------ Provided information

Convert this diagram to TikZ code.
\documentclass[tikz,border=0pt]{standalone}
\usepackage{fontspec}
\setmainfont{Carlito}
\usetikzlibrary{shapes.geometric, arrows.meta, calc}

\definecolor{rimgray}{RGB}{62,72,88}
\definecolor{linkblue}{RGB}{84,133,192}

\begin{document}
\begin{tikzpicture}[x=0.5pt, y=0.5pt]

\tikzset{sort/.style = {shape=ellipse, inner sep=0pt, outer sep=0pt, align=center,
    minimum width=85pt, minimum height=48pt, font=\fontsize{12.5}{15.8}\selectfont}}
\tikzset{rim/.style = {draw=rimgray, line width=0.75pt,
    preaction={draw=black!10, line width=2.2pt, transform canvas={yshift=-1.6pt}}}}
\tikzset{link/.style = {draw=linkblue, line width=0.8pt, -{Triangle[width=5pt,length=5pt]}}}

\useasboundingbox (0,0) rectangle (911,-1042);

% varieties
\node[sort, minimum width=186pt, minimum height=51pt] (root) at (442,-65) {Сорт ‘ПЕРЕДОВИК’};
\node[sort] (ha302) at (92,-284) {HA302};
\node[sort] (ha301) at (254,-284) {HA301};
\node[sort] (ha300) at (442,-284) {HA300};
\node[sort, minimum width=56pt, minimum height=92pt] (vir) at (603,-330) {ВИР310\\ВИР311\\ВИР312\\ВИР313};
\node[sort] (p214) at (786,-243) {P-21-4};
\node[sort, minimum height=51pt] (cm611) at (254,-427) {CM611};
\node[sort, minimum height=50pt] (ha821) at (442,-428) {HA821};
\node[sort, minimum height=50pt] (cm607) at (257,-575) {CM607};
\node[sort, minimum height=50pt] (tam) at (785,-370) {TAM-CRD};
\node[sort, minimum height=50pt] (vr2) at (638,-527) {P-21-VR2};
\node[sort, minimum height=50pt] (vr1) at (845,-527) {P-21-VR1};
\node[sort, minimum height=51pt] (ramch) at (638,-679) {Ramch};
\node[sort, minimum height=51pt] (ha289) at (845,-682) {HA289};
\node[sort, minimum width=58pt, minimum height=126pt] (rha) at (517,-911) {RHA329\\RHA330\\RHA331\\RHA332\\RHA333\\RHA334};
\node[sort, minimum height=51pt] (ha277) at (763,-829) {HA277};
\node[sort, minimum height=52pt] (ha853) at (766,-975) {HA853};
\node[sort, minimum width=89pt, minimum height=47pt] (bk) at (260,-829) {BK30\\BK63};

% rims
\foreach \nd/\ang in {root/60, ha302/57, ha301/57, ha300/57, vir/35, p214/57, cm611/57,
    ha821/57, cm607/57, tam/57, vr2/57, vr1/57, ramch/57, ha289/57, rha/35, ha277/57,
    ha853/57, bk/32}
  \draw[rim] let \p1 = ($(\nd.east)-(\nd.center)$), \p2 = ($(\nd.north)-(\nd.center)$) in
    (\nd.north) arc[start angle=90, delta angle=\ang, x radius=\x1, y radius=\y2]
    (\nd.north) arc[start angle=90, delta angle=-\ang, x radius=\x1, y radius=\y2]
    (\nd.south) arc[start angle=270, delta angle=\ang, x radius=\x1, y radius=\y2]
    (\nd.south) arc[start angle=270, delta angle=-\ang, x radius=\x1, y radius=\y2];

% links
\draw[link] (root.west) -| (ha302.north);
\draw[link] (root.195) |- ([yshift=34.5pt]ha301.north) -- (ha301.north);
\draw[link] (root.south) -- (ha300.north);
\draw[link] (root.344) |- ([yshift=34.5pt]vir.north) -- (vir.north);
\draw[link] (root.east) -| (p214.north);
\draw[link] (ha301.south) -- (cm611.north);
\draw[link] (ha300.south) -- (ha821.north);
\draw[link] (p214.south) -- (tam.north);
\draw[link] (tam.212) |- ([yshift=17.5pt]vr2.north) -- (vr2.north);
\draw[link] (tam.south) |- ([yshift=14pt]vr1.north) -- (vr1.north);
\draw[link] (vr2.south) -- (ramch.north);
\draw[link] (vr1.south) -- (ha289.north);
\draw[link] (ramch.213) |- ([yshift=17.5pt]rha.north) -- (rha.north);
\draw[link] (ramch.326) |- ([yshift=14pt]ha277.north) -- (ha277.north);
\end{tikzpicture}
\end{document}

------------
------ Provided information

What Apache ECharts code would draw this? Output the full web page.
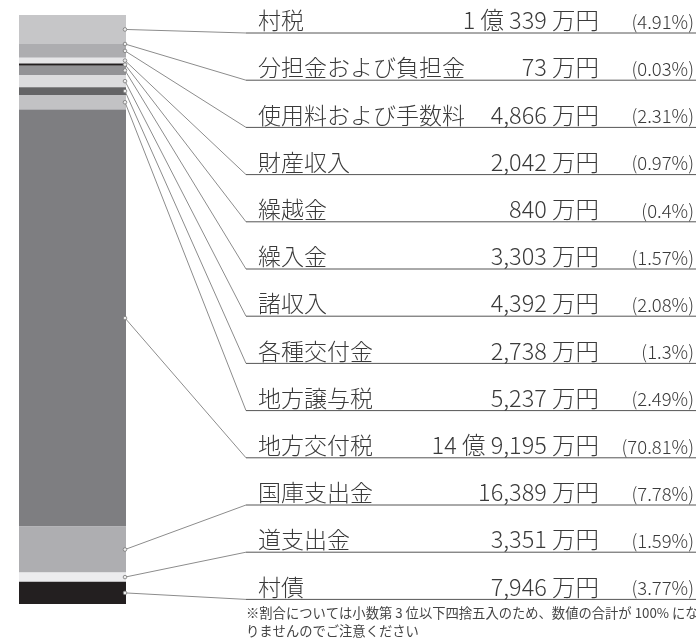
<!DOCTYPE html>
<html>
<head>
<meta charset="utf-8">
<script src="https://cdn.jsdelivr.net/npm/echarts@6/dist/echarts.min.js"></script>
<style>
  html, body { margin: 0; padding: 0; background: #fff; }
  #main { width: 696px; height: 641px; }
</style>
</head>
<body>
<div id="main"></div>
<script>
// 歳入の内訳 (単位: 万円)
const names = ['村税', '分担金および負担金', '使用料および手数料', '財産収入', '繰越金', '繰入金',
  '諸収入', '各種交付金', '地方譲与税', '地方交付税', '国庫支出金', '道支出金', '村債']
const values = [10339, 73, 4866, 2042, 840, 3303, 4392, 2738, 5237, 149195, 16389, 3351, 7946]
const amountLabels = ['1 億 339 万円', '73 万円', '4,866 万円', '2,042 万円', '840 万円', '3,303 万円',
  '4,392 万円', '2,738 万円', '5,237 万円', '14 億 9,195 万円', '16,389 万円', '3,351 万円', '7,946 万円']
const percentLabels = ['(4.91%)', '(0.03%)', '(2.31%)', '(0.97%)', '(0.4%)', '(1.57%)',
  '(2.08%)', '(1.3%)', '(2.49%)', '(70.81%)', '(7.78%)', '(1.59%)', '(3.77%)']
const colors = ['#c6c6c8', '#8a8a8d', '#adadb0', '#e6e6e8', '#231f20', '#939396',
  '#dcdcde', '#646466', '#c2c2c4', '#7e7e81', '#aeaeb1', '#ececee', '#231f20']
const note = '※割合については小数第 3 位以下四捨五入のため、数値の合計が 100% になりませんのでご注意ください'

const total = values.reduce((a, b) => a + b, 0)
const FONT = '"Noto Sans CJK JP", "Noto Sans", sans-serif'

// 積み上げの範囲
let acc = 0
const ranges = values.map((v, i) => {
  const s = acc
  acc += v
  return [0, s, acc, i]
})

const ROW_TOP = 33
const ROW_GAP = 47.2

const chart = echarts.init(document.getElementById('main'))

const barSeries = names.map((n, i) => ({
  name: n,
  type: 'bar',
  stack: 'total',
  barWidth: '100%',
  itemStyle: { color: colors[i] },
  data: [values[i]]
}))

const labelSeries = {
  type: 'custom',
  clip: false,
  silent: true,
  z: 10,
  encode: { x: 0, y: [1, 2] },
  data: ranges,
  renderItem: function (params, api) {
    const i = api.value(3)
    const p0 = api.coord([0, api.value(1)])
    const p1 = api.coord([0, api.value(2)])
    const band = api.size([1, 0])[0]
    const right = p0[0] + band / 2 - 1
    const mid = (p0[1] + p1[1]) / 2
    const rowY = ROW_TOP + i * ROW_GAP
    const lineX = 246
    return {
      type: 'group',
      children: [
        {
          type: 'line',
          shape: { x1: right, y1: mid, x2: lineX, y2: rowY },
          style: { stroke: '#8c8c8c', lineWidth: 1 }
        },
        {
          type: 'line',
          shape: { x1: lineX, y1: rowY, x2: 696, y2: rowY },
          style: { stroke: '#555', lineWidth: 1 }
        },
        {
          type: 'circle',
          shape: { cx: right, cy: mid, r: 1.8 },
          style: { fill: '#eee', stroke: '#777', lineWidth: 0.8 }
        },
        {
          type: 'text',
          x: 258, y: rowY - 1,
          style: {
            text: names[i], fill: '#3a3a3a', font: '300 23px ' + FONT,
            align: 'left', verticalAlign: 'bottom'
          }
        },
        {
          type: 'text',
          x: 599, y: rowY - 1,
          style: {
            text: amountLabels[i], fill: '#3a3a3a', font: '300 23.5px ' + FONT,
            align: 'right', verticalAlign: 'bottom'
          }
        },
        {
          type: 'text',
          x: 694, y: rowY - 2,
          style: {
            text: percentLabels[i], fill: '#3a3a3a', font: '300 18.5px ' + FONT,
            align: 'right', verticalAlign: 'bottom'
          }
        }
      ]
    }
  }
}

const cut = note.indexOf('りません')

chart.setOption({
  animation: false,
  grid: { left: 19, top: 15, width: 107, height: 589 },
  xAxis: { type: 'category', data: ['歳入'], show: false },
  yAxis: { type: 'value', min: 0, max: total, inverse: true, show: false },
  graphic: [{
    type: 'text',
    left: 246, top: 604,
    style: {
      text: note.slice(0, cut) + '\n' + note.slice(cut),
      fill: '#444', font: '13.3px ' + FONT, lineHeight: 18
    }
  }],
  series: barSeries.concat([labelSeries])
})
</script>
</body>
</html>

------------

Goal of the exercise: Copy out exactly the lines from the one containing "Convert this diagram to TikZ code." to the one containing "(0,0) rectangle (911,-1042);", both ends inclusive.

Final answer:
Convert this diagram to TikZ code.
\documentclass[tikz,border=0pt]{standalone}
\usepackage{fontspec}
\setmainfont{Carlito}
\usetikzlibrary{shapes.geometric, arrows.meta, calc}

\definecolor{rimgray}{RGB}{62,72,88}
\definecolor{linkblue}{RGB}{84,133,192}

\begin{document}
\begin{tikzpicture}[x=0.5pt, y=0.5pt]

\tikzset{sort/.style = {shape=ellipse, inner sep=0pt, outer sep=0pt, align=center,
    minimum width=85pt, minimum height=48pt, font=\fontsize{12.5}{15.8}\selectfont}}
\tikzset{rim/.style = {draw=rimgray, line width=0.75pt,
    preaction={draw=black!10, line width=2.2pt, transform canvas={yshift=-1.6pt}}}}
\tikzset{link/.style = {draw=linkblue, line width=0.8pt, -{Triangle[width=5pt,length=5pt]}}}

\useasboundingbox (0,0) rectangle (911,-1042);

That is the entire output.